[Figure scripts]
• • • •

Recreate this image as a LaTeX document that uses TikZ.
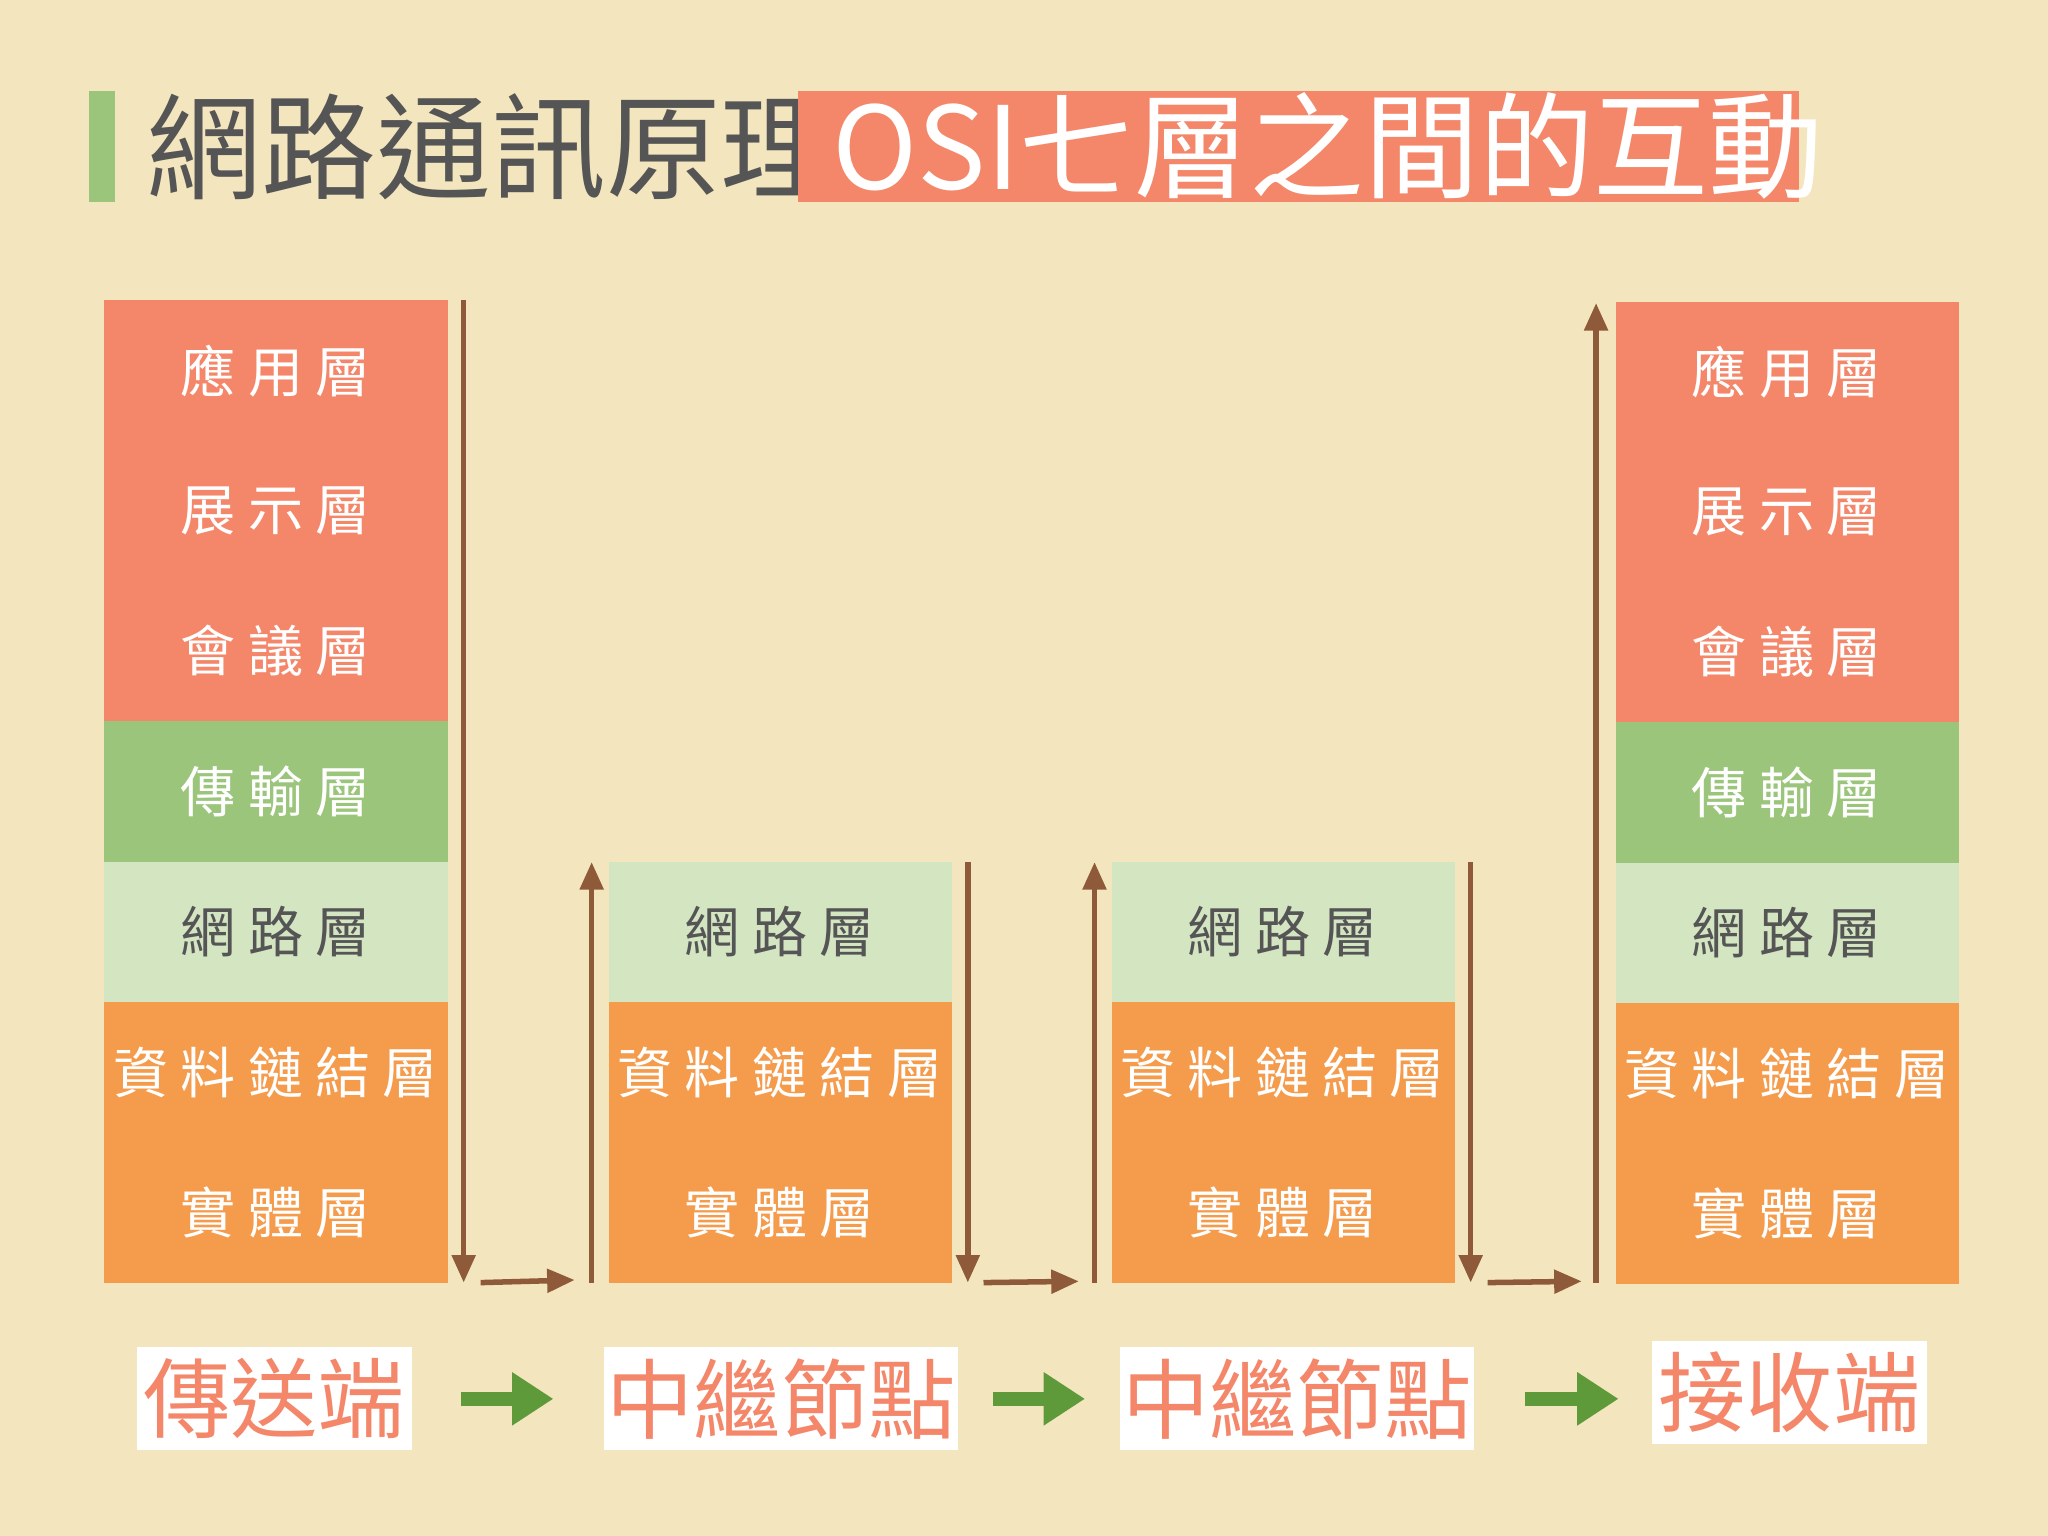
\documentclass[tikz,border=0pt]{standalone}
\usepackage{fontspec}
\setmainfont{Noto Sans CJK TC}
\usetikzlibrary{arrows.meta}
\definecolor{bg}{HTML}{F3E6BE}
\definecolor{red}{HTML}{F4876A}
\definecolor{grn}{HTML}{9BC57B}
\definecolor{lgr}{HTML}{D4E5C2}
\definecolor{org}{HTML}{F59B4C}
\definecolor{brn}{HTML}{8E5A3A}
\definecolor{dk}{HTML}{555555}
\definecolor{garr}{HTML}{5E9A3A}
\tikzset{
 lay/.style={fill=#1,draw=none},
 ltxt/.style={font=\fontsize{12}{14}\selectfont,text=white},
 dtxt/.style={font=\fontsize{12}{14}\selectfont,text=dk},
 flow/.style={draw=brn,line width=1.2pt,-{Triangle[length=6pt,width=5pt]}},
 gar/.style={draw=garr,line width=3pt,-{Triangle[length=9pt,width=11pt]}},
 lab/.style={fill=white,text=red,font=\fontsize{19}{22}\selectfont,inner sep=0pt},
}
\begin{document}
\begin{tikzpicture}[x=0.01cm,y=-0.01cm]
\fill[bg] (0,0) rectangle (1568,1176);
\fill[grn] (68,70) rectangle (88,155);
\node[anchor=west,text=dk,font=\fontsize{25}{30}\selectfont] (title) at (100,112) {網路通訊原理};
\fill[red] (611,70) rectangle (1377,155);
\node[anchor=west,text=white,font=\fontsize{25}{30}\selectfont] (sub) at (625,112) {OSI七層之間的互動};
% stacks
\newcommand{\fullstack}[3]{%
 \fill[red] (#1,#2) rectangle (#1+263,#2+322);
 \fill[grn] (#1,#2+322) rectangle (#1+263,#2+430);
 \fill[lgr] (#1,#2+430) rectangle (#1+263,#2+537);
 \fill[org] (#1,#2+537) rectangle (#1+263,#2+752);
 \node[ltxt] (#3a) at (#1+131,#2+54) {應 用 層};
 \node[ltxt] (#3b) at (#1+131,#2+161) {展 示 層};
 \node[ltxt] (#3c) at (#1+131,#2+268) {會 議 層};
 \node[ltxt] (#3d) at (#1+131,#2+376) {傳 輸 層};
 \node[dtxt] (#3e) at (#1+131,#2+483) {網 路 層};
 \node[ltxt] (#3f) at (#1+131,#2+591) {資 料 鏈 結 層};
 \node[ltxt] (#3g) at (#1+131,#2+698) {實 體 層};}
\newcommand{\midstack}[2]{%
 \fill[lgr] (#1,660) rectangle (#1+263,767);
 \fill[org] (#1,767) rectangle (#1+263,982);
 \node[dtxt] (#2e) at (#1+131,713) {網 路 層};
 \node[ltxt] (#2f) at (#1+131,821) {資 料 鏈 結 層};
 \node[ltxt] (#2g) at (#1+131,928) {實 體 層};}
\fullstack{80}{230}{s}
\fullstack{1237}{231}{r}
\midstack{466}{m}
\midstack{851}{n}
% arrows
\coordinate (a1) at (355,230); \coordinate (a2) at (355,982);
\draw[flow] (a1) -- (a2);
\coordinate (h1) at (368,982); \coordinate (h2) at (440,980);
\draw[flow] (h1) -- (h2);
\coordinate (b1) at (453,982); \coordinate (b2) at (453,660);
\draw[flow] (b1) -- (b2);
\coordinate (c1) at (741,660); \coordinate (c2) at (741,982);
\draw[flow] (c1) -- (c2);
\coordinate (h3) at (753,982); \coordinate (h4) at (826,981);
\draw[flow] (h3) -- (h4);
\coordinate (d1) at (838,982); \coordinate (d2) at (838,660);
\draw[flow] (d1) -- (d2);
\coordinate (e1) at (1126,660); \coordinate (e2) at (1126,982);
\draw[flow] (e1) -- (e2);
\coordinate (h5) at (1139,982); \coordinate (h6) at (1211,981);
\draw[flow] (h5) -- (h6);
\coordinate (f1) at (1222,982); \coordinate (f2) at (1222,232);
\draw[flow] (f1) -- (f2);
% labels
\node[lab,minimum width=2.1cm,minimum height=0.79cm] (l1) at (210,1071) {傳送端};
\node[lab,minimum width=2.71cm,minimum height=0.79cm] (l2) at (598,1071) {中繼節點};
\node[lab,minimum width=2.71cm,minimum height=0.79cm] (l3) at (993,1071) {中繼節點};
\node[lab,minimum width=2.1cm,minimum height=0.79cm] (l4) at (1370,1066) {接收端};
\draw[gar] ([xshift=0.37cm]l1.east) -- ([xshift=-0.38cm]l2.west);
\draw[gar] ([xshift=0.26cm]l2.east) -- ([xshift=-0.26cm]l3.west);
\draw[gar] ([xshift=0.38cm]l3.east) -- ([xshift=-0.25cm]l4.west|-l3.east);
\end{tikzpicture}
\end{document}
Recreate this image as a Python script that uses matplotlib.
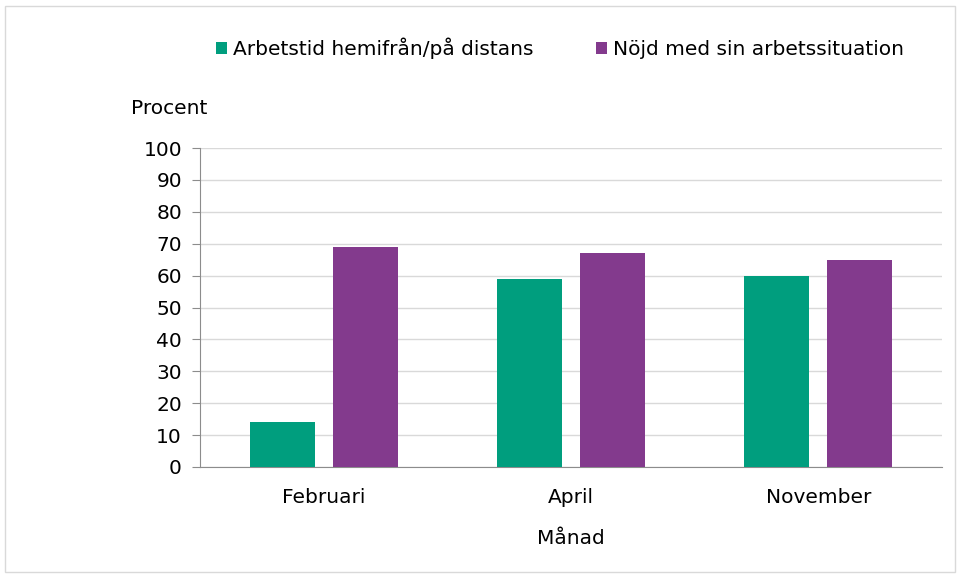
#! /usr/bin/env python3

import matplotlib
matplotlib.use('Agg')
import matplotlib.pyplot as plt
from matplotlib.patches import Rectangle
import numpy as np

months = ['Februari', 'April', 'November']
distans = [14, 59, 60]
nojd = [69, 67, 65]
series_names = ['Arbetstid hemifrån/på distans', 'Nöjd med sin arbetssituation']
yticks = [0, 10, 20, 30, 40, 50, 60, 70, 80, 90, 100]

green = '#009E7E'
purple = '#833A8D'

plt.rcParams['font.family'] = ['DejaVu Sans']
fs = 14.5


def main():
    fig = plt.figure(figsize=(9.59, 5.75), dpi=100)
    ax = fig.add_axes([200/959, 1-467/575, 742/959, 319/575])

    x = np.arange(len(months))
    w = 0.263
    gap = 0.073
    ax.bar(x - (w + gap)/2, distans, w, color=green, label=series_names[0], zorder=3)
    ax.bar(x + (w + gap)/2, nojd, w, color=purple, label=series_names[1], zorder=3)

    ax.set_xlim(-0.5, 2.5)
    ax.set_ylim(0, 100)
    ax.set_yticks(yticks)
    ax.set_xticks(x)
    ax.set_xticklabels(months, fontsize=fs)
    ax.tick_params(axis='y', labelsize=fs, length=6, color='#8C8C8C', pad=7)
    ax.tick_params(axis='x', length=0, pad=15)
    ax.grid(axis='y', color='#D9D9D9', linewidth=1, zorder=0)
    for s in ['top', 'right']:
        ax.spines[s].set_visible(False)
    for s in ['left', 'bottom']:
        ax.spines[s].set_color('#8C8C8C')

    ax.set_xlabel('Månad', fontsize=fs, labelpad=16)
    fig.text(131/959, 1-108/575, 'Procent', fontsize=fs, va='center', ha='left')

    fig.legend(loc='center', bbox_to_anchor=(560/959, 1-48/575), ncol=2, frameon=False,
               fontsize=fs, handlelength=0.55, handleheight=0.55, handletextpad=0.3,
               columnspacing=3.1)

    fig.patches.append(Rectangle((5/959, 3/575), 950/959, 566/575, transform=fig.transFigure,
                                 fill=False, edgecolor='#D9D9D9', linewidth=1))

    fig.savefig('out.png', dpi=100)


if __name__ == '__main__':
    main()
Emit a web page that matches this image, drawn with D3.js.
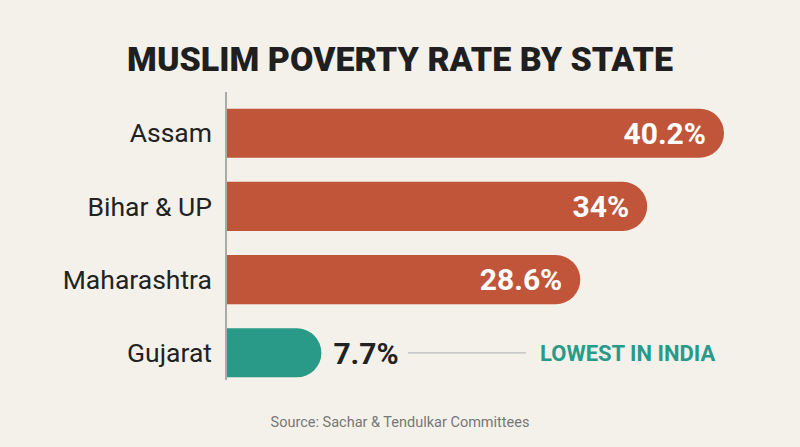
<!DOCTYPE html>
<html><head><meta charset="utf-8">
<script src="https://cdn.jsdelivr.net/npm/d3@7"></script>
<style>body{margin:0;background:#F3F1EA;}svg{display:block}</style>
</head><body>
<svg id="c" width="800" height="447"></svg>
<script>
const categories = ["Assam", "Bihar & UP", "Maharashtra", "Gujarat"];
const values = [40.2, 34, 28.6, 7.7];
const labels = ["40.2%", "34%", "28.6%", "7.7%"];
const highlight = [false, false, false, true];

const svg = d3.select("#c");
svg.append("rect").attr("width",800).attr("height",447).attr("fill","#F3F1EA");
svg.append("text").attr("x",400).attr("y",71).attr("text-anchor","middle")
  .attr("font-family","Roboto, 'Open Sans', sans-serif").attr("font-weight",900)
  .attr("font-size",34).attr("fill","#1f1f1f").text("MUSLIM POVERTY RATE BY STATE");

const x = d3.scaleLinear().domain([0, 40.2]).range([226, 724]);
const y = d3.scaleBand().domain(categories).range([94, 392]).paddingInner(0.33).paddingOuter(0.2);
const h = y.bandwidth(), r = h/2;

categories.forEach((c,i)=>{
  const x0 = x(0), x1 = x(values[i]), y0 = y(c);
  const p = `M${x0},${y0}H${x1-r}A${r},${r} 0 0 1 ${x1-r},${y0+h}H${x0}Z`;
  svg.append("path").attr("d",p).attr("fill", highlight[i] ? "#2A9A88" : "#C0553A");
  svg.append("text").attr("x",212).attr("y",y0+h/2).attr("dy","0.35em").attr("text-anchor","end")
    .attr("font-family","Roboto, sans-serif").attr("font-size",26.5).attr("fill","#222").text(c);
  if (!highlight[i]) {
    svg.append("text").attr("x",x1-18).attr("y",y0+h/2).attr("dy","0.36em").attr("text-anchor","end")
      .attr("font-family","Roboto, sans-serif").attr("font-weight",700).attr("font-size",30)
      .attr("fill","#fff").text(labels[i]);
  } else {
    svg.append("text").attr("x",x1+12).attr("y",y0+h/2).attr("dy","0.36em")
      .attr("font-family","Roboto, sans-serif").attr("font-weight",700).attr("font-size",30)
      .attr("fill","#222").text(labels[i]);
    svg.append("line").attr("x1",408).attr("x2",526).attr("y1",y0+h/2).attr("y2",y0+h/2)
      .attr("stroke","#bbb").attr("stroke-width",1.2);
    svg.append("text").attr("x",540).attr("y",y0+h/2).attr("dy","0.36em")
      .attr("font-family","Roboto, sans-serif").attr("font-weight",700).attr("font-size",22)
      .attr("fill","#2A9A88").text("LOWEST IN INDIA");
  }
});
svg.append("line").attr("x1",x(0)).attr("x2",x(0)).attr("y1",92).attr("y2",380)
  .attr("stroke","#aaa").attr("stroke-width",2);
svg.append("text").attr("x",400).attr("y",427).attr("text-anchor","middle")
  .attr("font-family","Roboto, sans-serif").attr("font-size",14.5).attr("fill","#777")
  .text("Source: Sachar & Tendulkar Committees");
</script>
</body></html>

• • • •

> **Given request**: Give back only the lines from the one holding "Emit a web page" through the one holding "const h = y.bandwidth(), r = h/2;", both kept, exactly as written. Omit the images.

> **Result of the task**:
Emit a web page that matches this image, drawn with D3.js.
<!DOCTYPE html>
<html><head><meta charset="utf-8">
<script src="https://cdn.jsdelivr.net/npm/d3@7"></script>
<style>body{margin:0;background:#F3F1EA;}svg{display:block}</style>
</head><body>
<svg id="c" width="800" height="447"></svg>
<script>
const categories = ["Assam", "Bihar & UP", "Maharashtra", "Gujarat"];
const values = [40.2, 34, 28.6, 7.7];
const labels = ["40.2%", "34%", "28.6%", "7.7%"];
const highlight = [false, false, false, true];

const svg = d3.select("#c");
svg.append("rect").attr("width",800).attr("height",447).attr("fill","#F3F1EA");
svg.append("text").attr("x",400).attr("y",71).attr("text-anchor","middle")
  .attr("font-family","Roboto, 'Open Sans', sans-serif").attr("font-weight",900)
  .attr("font-size",34).attr("fill","#1f1f1f").text("MUSLIM POVERTY RATE BY STATE");

const x = d3.scaleLinear().domain([0, 40.2]).range([226, 724]);
const y = d3.scaleBand().domain(categories).range([94, 392]).paddingInner(0.33).paddingOuter(0.2);
const h = y.bandwidth(), r = h/2;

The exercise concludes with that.